Tired of all the hype around consumer or hobbyist 3D printing? Tanya Weaver certainly is and thinks it’s about time that this trend du jour is knocked off the top spot of the technology hype cycle
Around twelve years ago, as a naive and somewhat ignorant engineering journalist, I visited German additive manufacturing company EOS at its UK offices. Having discussed the technology I was handed an off white, gritty object of a small intricate ball inside a bigger but equally intricate ball. I must admit I was a bit in awe, “how could they possibly achieve that?”
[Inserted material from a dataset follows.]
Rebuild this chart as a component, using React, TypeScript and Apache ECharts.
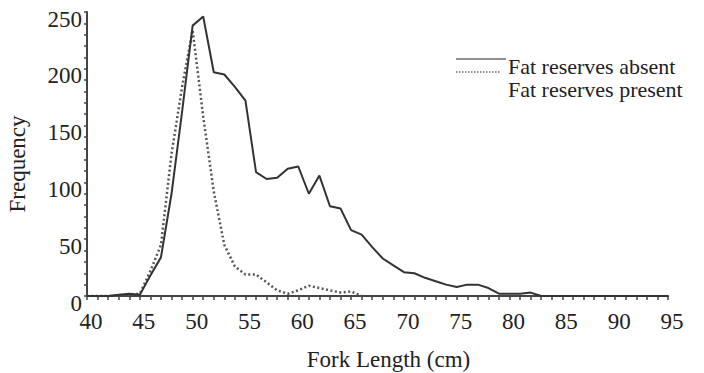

That was one of my first encounters with the technology. Back then when it was called rapid prototyping it was an extremely useful tool used by designers and engineers to create prototypes during the product development process. It still is, of course, but as the technology has become more sophisticated so have the machines shrunk.
Having emerged from factory floors and design studios and into the home and onto desktops, these 3D printers, as they became known, have been touted as a technology for everyone.
It feels as though a new consumer or hobbyist 3D printer is unveiled every week or at least a new campaign for one is launched onto Kickstarter. The hype is still phenomenal and many believe that by feeding your beautifully clean 3D printer, which quietly hums in the corner of your living room, with some energy and raw materials an object will magically materialise.
DEVELOP3D readers know this isn’t true. A gulf exists between hype and reality but that hasn’t stopped the mainstream press going gaga for this trend du jour.
We’ve been subjected to the media reporting on everything from 3D printed guns, to chocolate, bicycles (lots of them), unborn babies still in the womb (yes and for a hefty price too), selfies, and Sad Keanu models (just Google it to see how ridiculous it is and why anyone would want one).
But one thing that the word 3D printing will guarantee is publicity and free advertising. Just the #3Dprinting hashtag in Twitter alone will ensure retweets, favourites and new followers.
I’m not saying I’m innocent in all this. I’ve often clicked on a link in a 3D printing-related tweet as fodder for our magazine or blog. I did just that recently for a 3D printed motorcycle, which annoyed me a bit and was in fact the inspiration for this comment (rant).
Ultimaker, a Netherlands-based company that launched in 2011 and has become a big player in the home consumer 3D printing market, posted a link to a video of the aforementioned 3D printed motorcycle. But as soon as I started watching the youtube video it became very clear that this was an exercise in art rather than one in engineering.
New York artist Jonathan Brand had used his two Ultimaker 3D printers to create a full-sized replica of the classic 1972 Honda CB 500. It was a painstaking process that involved not just the printers but an array of tools including Rhino, Netfabb, Geomagic, Kisslicer, 3D Studio Max and Adobe Illustrator.
To create the desired translucent effect he wanted each section to only be a millimetre thick. In the video he claims this project was not straightforward as getting his hands on reliable quality printing materials was a problem (we’ve heard that one before).
However, he managed it and the overall motorcycle consumed a hefty 18kg of PLA filament with all sections being very carefully glued together.
I know I’m probably coming across as cynical.
I’m not disputing that as a work of art it is very impressive but I also can’t help asking whether it’s worth all the money spent in terms of materials and electricity just to prove that it can be done? Maybe it was.
One thing that does bug me about hobbyist or consumer 3D printing is that in many cases it’s not used to print off anything useful rather it churns out all manner of little trinkets, widgets and frankly useless tat. Where does it all go? In the bin presumably.
But companies are still plugging away at this market. One of the most recent being London design agency Conran & Associates, which has designed the rather smart looking Vector 3. This 3D printer can in fact be built by the ‘layman’ and then used to print all sorts of small things.
All they have to do is buy 90 weekly issues of new partwork magazine by publishers Eaglemoss called ‘3D Create & Print’. At £6.99 a pop you’ll receive parts for your printer together with tutorials and instructions as to how the components fit together.
So, if you do the math – to build a 3D printer over two years will cost you over £700 in weekly instalments.
I’m sure for some there is an appeal to this in seeing a printer emerge in front of their very eyes, not to mention the satisfaction of having built it themselves, but wouldn’t they be better off saving that money and in two years buying a new 3D printer. The technology will no doubt have moved on by then.
In the meantime, I would like consumer 3D printing to be kicked off the top of the hype cycle and for something else to hog the limelight for a while. How about if sustainability came back — especially with all the waste that is being generated from all these consumer 3D printers.